FROM THE KITCHEN OF BUTTERMILK LIPSTICK
{testing notes}
How To Prepare Sawmill Gravy
Sawmill Gravy is a milk based gravy generally prepared with the drippings captured after browning breakfast sausage. Whole milk will provide a richer flavor although you can certainly change the flavor of the recipe by adding your favorite blended sausage. Spoon the gravy over split homemade Buttermilk Biscuits.
The Technique
A cast iron skillet is the most traditional piece of equipment used to prepare the gravy. You will need a few additional tools to complete the task. Read through the recipe before getting started. Here’s what you should know.
No. 1
Portion the sausage into bite sized pieces & place in the bottom of a 10-inch cast iron skillet. Do not break the sausage up too much for a heartier dish. Cook the sausage over Medium-High heat 8 minutes stirring often until browned. Remove the sausage from the skillet & drain over paper towels.

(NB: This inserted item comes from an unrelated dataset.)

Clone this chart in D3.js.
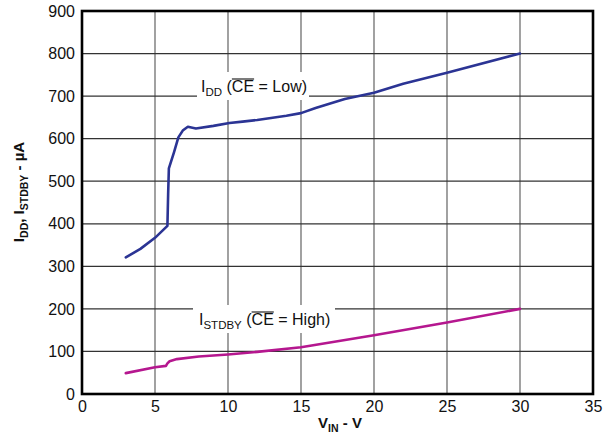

Blot well to remove as much of the grease as possible.
No. 2
Meanwhile, capture 2 tablespoons of the sausage drippings from the browning process & place it back into the cast iron skillet with the butter. Cook over Medium heat until the butter melts. Sprinkle the flour over the bottom of the skillet & whisk them together until incorporated. Cook the mixture approximately 30 seconds.
No. 3
Add 1 cup of the milk. The mixture will seize in the cast iron skillet but it will eventually become smooth. Whisk it vigorously. It will also thicken a good deal.
No. 4
Whisk in the remaining milk in 1/4 cup increments. Blend the gravy with the whisk until it is heated & becomes smooth.
No. 5
Stir the sausage into the gravy & season with the salt, the ground black pepper & the red pepper. Taste the dish to be certain the flavors are pleasing to you. Add a little additional heat if desired.
No. 6
The Sawmill Gravy should not be too thick nor too thin. It should hold a creaminess to it when ladled over biscuits & it will be a tad bit thicker than traditional turkey gravy. Spoon over Buttermilk Biscuits. Serve immediately.